Transcribe all of the material below word for word and leave out its pictures.

--- Start of GIVEN DATA ---

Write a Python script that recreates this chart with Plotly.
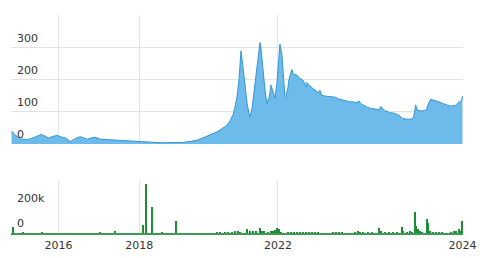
import plotly.graph_objects as go

# ---- data (x is a trading-index position, ticks mark year starts) ----
price_idx = [0, 3, 9, 15, 19, 25, 30, 34, 37, 42, 46, 50, 54, 59, 64, 69, 73, 76, 80, 84,
             89, 94, 99, 107, 116, 122, 128, 135, 142, 149, 156, 164, 172, 179, 186, 191, 196,
             201, 206, 211, 216, 219, 222, 224, 226, 228, 229, 230, 232, 234, 236, 238, 239,
             241, 243, 245, 247, 249, 250, 252, 254, 256, 258, 259, 260, 262, 264, 266, 267.7,
             269, 271, 273, 274, 275, 277, 278, 279.7, 281, 282, 284, 285, 287, 289, 290, 292,
             293.7, 295, 296, 298, 300, 302, 304, 306, 308, 309, 311, 314, 316, 319, 322, 325,
             327, 331, 335, 339, 344, 347, 348, 351, 354, 357, 361, 365, 368, 369, 370, 374,
             379, 384, 389, 392, 395, 399, 402, 403, 404, 405, 407, 411, 414, 416, 417, 420,
             422, 426, 429, 432, 436, 439, 442, 445, 447, 449, 450, 451, 452]
price_val = [41, 30, 16, 14, 16, 25, 30, 24, 19, 24, 27, 22, 19, 8, 17, 23, 18, 15, 19, 21,
             15, 14, 12, 11, 10, 9, 7, 5, 4, 4, 4, 4, 5, 8, 12, 18, 25,
             31, 38, 48, 59, 72, 91, 115, 148, 200, 242, 291, 240, 180, 130, 95, 84,
             110, 160, 215, 270, 317, 300, 230, 170, 127, 143, 160, 184, 165, 143, 190, 270,
             312, 280, 200, 150, 148, 175, 200, 215, 233, 220, 216, 218, 212, 206, 202, 200,
             190, 177, 192, 184, 180, 173, 168, 163, 160, 168, 152, 150, 149, 148, 147, 146,
             141, 138, 135, 132, 131, 128, 135, 123, 120, 114, 111, 109, 107, 107, 117, 105,
             98, 96, 88, 80, 78, 77, 80, 85, 100, 122, 105, 103, 105, 106, 120, 140,
             138, 135, 131, 127, 122, 119, 119, 121, 127, 130, 132, 135, 150, 169]

vol_idx = [1.7, 12, 31, 89, 104, 132, 134.7, 140.7, 150.7, 165,
           206, 209, 214, 217, 221, 224, 227, 229,
           236, 239, 242, 245, 248.7, 251, 253.7, 257, 260, 262, 264, 266, 268, 270,
           277, 280, 283, 286, 289, 292, 295, 298, 301, 304, 307,
           322, 325, 328, 331, 344, 347, 349, 352, 357, 361,
           368.7, 370, 374, 378, 382, 386, 391.3, 393, 397, 400, 402,
           404.7, 406, 408, 410, 412, 417, 418, 420, 423, 426, 429, 432,
           441, 444, 446, 448.7, 450, 452]
vol_val = [50000, 4000, 4000, 5000, 10000, 64000, 392000, 210000, 5000, 96000,
           5000, 6000, 5000, 8000, 6000, 10000, 12000, 8000,
           30000, 10000, 20000, 12000, 37000, 10000, 20000, 8000, 10000, 15000, 25000, 37000, 35000, 8000,
           6000, 5000, 7000, 6000, 8000, 5000, 6000, 7000, 5000, 6000, 5000,
           5000, 5000, 5000, 5000, 8000, 15000, 8000, 5000, 5000, 5000,
           43000, 20000, 5000, 5000, 5000, 5000, 50000, 20000, 8000, 10000, 8000,
           170000, 60000, 30000, 10000, 8000, 110000, 80000, 20000, 8000, 6000, 5000, 5000,
           8000, 10000, 15000, 30000, 20000, 96000]

year_pos = [47, 128, 267, 452]
year_txt = ["2016", "2018", "2022", "2024"]
price_ticks = [0, 100, 200, 300]
vol_ticks = [0, 200000]
vol_tick_txt = ["0", "200k"]

FONT = "DejaVu Sans"
GRID = "#e3e3e3"
TXT = "#333333"

fig = go.Figure()
fig.add_trace(go.Scatter(x=price_idx, y=price_val, mode="lines", fill="tozeroy",
                         line=dict(color="#3596d5", width=1), fillcolor="#6cbbea",
                         xaxis="x", yaxis="y", hoverinfo="skip"))
fig.add_trace(go.Bar(x=vol_idx, y=vol_val, width=1.3, marker=dict(color="#1f8c36", line=dict(width=0)),
                     xaxis="x2", yaxis="y2", hoverinfo="skip"))

H = 258
mt, mb = 15, 25
ph = H - mt - mb
top_dom = [(H - mb - 144) / ph, 1.0]
bot_dom = [0.0, (H - mb - 181) / ph]
xr = [-0.5, 452.5]

fig.update_layout(
    width=486, height=258,
    margin=dict(l=11, r=23, t=mt, b=mb, autoexpand=False),
    paper_bgcolor="white", plot_bgcolor="white",
    showlegend=False,
    bargap=0,
    font=dict(family=FONT, size=11, color=TXT),
    xaxis=dict(domain=[0, 1], anchor="y", range=xr, tickvals=year_pos, automargin=False,
               showticklabels=False, showgrid=True, gridcolor=GRID, gridwidth=1,
               zeroline=False, showline=False, ticks=""),
    yaxis=dict(domain=top_dom, anchor="x", range=[0, 403], tickvals=price_ticks,
               automargin=False,
               showgrid=True, gridcolor=GRID, gridwidth=1, zeroline=False,
               ticklabelposition="inside", ticklabelshift=-10, ticklabelstandoff=3,
               tickfont=dict(family=FONT, size=11, color=TXT), ticks=""),
    xaxis2=dict(domain=[0, 1], anchor="y2", matches="x", range=xr, tickvals=year_pos,
                automargin=False,
                ticktext=year_txt, showgrid=True, gridcolor=GRID, gridwidth=1,
                zeroline=False, showline=True, linecolor="#3f9a55", linewidth=2, ticks="",
                ticklabelstandoff=1,
                tickfont=dict(family=FONT, size=11, color=TXT)),
    yaxis2=dict(domain=bot_dom, anchor="x2", range=[0, 416000], tickvals=vol_ticks,
                automargin=False,
                ticktext=vol_tick_txt, showgrid=False, zeroline=False,
                ticklabelposition="inside", ticklabelshift=-10, ticklabelstandoff=3,
                tickfont=dict(family=FONT, size=11, color=TXT), ticks=""),
)

fig.write_html("out.html")
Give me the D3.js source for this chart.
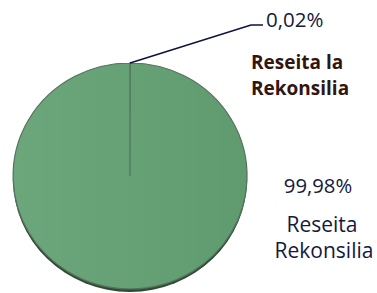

--- End of GIVEN DATA ---

--- PROBLEM SOLUTION ---
Write a Python script that recreates this chart with Plotly.
import plotly.graph_objects as go

# ---- data (x is a trading-index position, ticks mark year starts) ----
price_idx = [0, 3, 9, 15, 19, 25, 30, 34, 37, 42, 46, 50, 54, 59, 64, 69, 73, 76, 80, 84,
             89, 94, 99, 107, 116, 122, 128, 135, 142, 149, 156, 164, 172, 179, 186, 191, 196,
             201, 206, 211, 216, 219, 222, 224, 226, 228, 229, 230, 232, 234, 236, 238, 239,
             241, 243, 245, 247, 249, 250, 252, 254, 256, 258, 259, 260, 262, 264, 266, 267.7,
             269, 271, 273, 274, 275, 277, 278, 279.7, 281, 282, 284, 285, 287, 289, 290, 292,
             293.7, 295, 296, 298, 300, 302, 304, 306, 308, 309, 311, 314, 316, 319, 322, 325,
             327, 331, 335, 339, 344, 347, 348, 351, 354, 357, 361, 365, 368, 369, 370, 374,
             379, 384, 389, 392, 395, 399, 402, 403, 404, 405, 407, 411, 414, 416, 417, 420,
             422, 426, 429, 432, 436, 439, 442, 445, 447, 449, 450, 451, 452]
price_val = [41, 30, 16, 14, 16, 25, 30, 24, 19, 24, 27, 22, 19, 8, 17, 23, 18, 15, 19, 21,
             15, 14, 12, 11, 10, 9, 7, 5, 4, 4, 4, 4, 5, 8, 12, 18, 25,
             31, 38, 48, 59, 72, 91, 115, 148, 200, 242, 291, 240, 180, 130, 95, 84,
             110, 160, 215, 270, 317, 300, 230, 170, 127, 143, 160, 184, 165, 143, 190, 270,
             312, 280, 200, 150, 148, 175, 200, 215, 233, 220, 216, 218, 212, 206, 202, 200,
             190, 177, 192, 184, 180, 173, 168, 163, 160, 168, 152, 150, 149, 148, 147, 146,
             141, 138, 135, 132, 131, 128, 135, 123, 120, 114, 111, 109, 107, 107, 117, 105,
             98, 96, 88, 80, 78, 77, 80, 85, 100, 122, 105, 103, 105, 106, 120, 140,
             138, 135, 131, 127, 122, 119, 119, 121, 127, 130, 132, 135, 150, 169]

vol_idx = [1.7, 12, 31, 89, 104, 132, 134.7, 140.7, 150.7, 165,
           206, 209, 214, 217, 221, 224, 227, 229,
           236, 239, 242, 245, 248.7, 251, 253.7, 257, 260, 262, 264, 266, 268, 270,
           277, 280, 283, 286, 289, 292, 295, 298, 301, 304, 307,
           322, 325, 328, 331, 344, 347, 349, 352, 357, 361,
           368.7, 370, 374, 378, 382, 386, 391.3, 393, 397, 400, 402,
           404.7, 406, 408, 410, 412, 417, 418, 420, 423, 426, 429, 432,
           441, 444, 446, 448.7, 450, 452]
vol_val = [50000, 4000, 4000, 5000, 10000, 64000, 392000, 210000, 5000, 96000,
           5000, 6000, 5000, 8000, 6000, 10000, 12000, 8000,
           30000, 10000, 20000, 12000, 37000, 10000, 20000, 8000, 10000, 15000, 25000, 37000, 35000, 8000,
           6000, 5000, 7000, 6000, 8000, 5000, 6000, 7000, 5000, 6000, 5000,
           5000, 5000, 5000, 5000, 8000, 15000, 8000, 5000, 5000, 5000,
           43000, 20000, 5000, 5000, 5000, 5000, 50000, 20000, 8000, 10000, 8000,
           170000, 60000, 30000, 10000, 8000, 110000, 80000, 20000, 8000, 6000, 5000, 5000,
           8000, 10000, 15000, 30000, 20000, 96000]

year_pos = [47, 128, 267, 452]
year_txt = ["2016", "2018", "2022", "2024"]
price_ticks = [0, 100, 200, 300]
vol_ticks = [0, 200000]
vol_tick_txt = ["0", "200k"]

FONT = "DejaVu Sans"
GRID = "#e3e3e3"
TXT = "#333333"

fig = go.Figure()
fig.add_trace(go.Scatter(x=price_idx, y=price_val, mode="lines", fill="tozeroy",
                         line=dict(color="#3596d5", width=1), fillcolor="#6cbbea",
                         xaxis="x", yaxis="y", hoverinfo="skip"))
fig.add_trace(go.Bar(x=vol_idx, y=vol_val, width=1.3, marker=dict(color="#1f8c36", line=dict(width=0)),
                     xaxis="x2", yaxis="y2", hoverinfo="skip"))

H = 258
mt, mb = 15, 25
ph = H - mt - mb
top_dom = [(H - mb - 144) / ph, 1.0]
bot_dom = [0.0, (H - mb - 181) / ph]
xr = [-0.5, 452.5]

fig.update_layout(
    width=486, height=258,
    margin=dict(l=11, r=23, t=mt, b=mb, autoexpand=False),
    paper_bgcolor="white", plot_bgcolor="white",
    showlegend=False,
    bargap=0,
    font=dict(family=FONT, size=11, color=TXT),
    xaxis=dict(domain=[0, 1], anchor="y", range=xr, tickvals=year_pos, automargin=False,
               showticklabels=False, showgrid=True, gridcolor=GRID, gridwidth=1,
               zeroline=False, showline=False, ticks=""),
    yaxis=dict(domain=top_dom, anchor="x", range=[0, 403], tickvals=price_ticks,
               automargin=False,
               showgrid=True, gridcolor=GRID, gridwidth=1, zeroline=False,
               ticklabelposition="inside", ticklabelshift=-10, ticklabelstandoff=3,
               tickfont=dict(family=FONT, size=11, color=TXT), ticks=""),
    xaxis2=dict(domain=[0, 1], anchor="y2", matches="x", range=xr, tickvals=year_pos,
                automargin=False,
                ticktext=year_txt, showgrid=True, gridcolor=GRID, gridwidth=1,
                zeroline=False, showline=True, linecolor="#3f9a55", linewidth=2, ticks="",
                ticklabelstandoff=1,
                tickfont=dict(family=FONT, size=11, color=TXT)),
    yaxis2=dict(domain=bot_dom, anchor="x2", range=[0, 416000], tickvals=vol_ticks,
                automargin=False,
                ticktext=vol_tick_txt, showgrid=False, zeroline=False,
                ticklabelposition="inside", ticklabelshift=-10, ticklabelstandoff=3,
                tickfont=dict(family=FONT, size=11, color=TXT), ticks=""),
)

fig.write_html("out.html")
Give me the D3.js source for this chart.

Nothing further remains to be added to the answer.